Coronal Magnetic Field Measurement from EUV Images made by the Solar Dynamics Observatory

TL;DR

This study demonstrates that EUV images combined with radio spectra can effectively measure the coronal magnetic field and Alfvén speed at about 1.4 solar radii, providing a new method for coronal magnetometry.

Contribution

The paper introduces a novel technique to determine coronal magnetic fields using EUV imaging and radio spectra, validated by a specific CME event.

Findings

Magnetic field strength in the inner corona is 1.3 to 1.5 G.

Alfvén speed increases from ~140 km/s to 460 km/s.

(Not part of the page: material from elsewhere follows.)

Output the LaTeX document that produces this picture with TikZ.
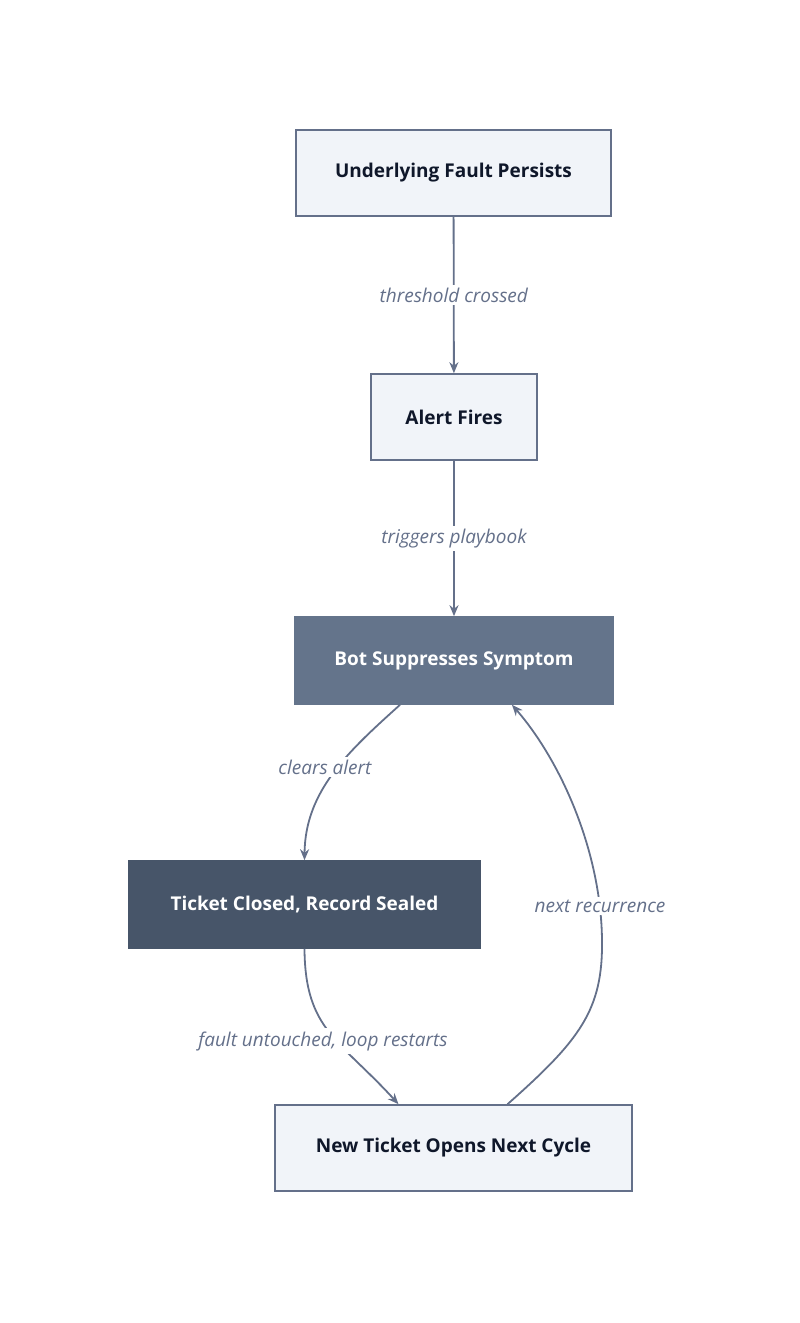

Shock weakening observed with Mach number decreasing from 3.7 to 1.5.

Abstract

By measuring the geometrical properties of the coronal mass ejection (CME) flux rope and the leading shock observed on 2010 June 13 by the Solar Dynamics Observatory (SDO) mission's Atmospheric Imaging Assembly (AIA) we determine the Alfv\'en speed and the magnetic field strength in the inner corona at a heliocentric distance of ~ 1.4 Rs. The basic measurements are the shock standoff distance (deltaR) ahead of the CME flux rope, the radius of curvature of the flux rope (Rc), and the shock speed. We first derive the Alfv\'enic Mach number (M) using the relationship, deltaR/Rc = 0.81[(gamma-1) M^2 + 2]/[(gamma+1)(M^2-1)], where gamma is the only parameter that needed to be assumed. For gamma =4/3, the Mach number declined from 3.7 to 1.5 indicating shock weakening within the field of view of the imager. The shock formation coincided with the appearance of a type II radio burst at a frequency of ~300 MHz (harmonic component), providing an independent confirmation of the shock. The shock compression ratio derived from the radio dynamic spectrum was found to be consistent with that derived from the theory of fast mode MHD shocks. From the measured shock speed and the derived Mach number, we found the Alfv\'en speed to increase from ~140 km/s to 460 km/s over the distance range 1.2 to 1.5 Rs. By deriving the upstream plasma density from the emission frequency of the associated type II radio burst, we determined the coronal magnetic field to be in the range 1.3 to 1.5 G. The derived magnetic field values are consistent with other estimates in a similar distance range. This work demonstrates that the EUV imagers, in the presence of radio dynamic spectra, can be used as coronal magnetometers.